2)      It is easy to spot the story that’s authentic. If the story is coming from your heart and your soul, it will show in the writing. If it’s the story you were meant to tell, it will flow. If you’re forcing it, it won’t. Write for yourself, not for agents or editors. Don’t worry about what’s out there and what’s selling. Set the next trend.

So, you’re writing the book you were meant to write; setting the next trend. Now you need someone (or someones) to read your awesomeness.
It’s tempting to tell no one you’re writing if you’re a newbie (which is what I did) but the truth is, you need readers. If you don’t want your family/friend to know you’re writing, that’s actually okay, because they’d be about the worst readers you could find anyway. They’re not objective. What you need is:
1)      Someone who enjoys reading in the genre you’ve written, but who has no emotional attachment to you and will therefore be brutally honest (in a supportive way) about your writing.
2)      Someone who can see the overall issues and not just pick at the minutia. (ie: rewriting sentences) You want a critique, not a line edit.
There are numerous online groups and resources available these days. If you don’t have any other avenue to cultivate writing friends, use them. The one that comes to mind is where there are chat boards for writers. The thing about critiquing is that we as writers know what it is we’re trying to get across on the page. It makes perfect sense to us as we’re writing it. But the actual words that we’ve written may or may not be getting it across the way we think they are. You need someone objective to tell you the big things, like where your plot falls apart, or that your eighteen year old comes off as thirty, as well as the little things, like everyone in your book is blond/blue, or your dog barks too much.

If it’s your first novel, write it, then rewrite it.
We’ve all heard the stories of authors selling their very first novel for big bucks and going on to fame and fortune. They are the vast minority. Most authors will tell you they have one or ten practice or “trunk” novels. That’s not to say that your first novel doesn’t have a kickass plot and complex characters, but the chances that you totally nailed the writing the first time out are not good. So, if you love your characters and your plot:
1)      Write the novel then close the file. Sit on it for a week or three while you read a whole bunch of other people’s novels, then start over without opening the original file. Or…better yet.
2)      Write something totally different (not a sequel) then come back and write novel one again.
The more you practice, the better you get. #trufax

Revise the crap out of it.
1)      Enlist your critique partner/group to help you see where things need to be fleshed out, where the characters need to be developed, where the transitions need to be smoothed out. Make their changes (if they ring true to you) and send it back for another round or two.
2)      Read it out loud to yourself. This is a great way to catch all the wording/phrasing issues that you automatically smooth over in your head.
3)      If it helps to see a hard copy, print it out and mark the spots you needed to read twice, or anywhere that didn’t flow the way you hoped it would.
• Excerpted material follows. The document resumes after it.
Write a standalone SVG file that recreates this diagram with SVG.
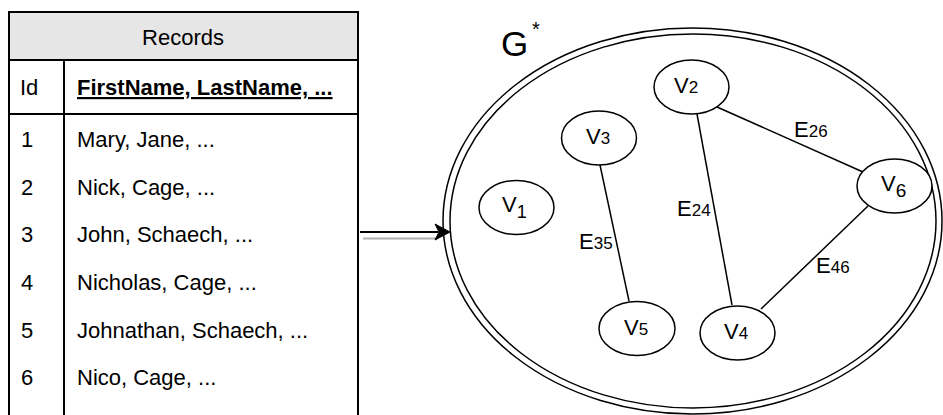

I told you this post was getting long, and that’s just writing! Tune in tomorrow for query writing advice. I’m still deciding if I’ll post my actual query letter. I had a fairly high request rate (12 of 20) so I want to, but it’s full of Personal Demons spoilers, so…


  1. Thanks, reiterates some of the same advice our group has heard from other terrific writers. We can never hear it enough times. Each time and each teller is just enough different that it really helps but at the same time it also helps cement the thought.

  2. Thanks Lisa and I would love to see your query letter!!

  3. Oh, beta readers are the first step to clearing out the jagged edges of a hopeful masterpiece. Thanks for sharing the knowledge.

  4. Thanks so much for doing this! I always admire authors who take the time to remember those who haven't made it yet.

    Post your query...please! Lol...

  5. thank you so much! I really needed to see a post like this. Really helps me. :)

    *~` `~*

  6. This is really helpful. Thank you!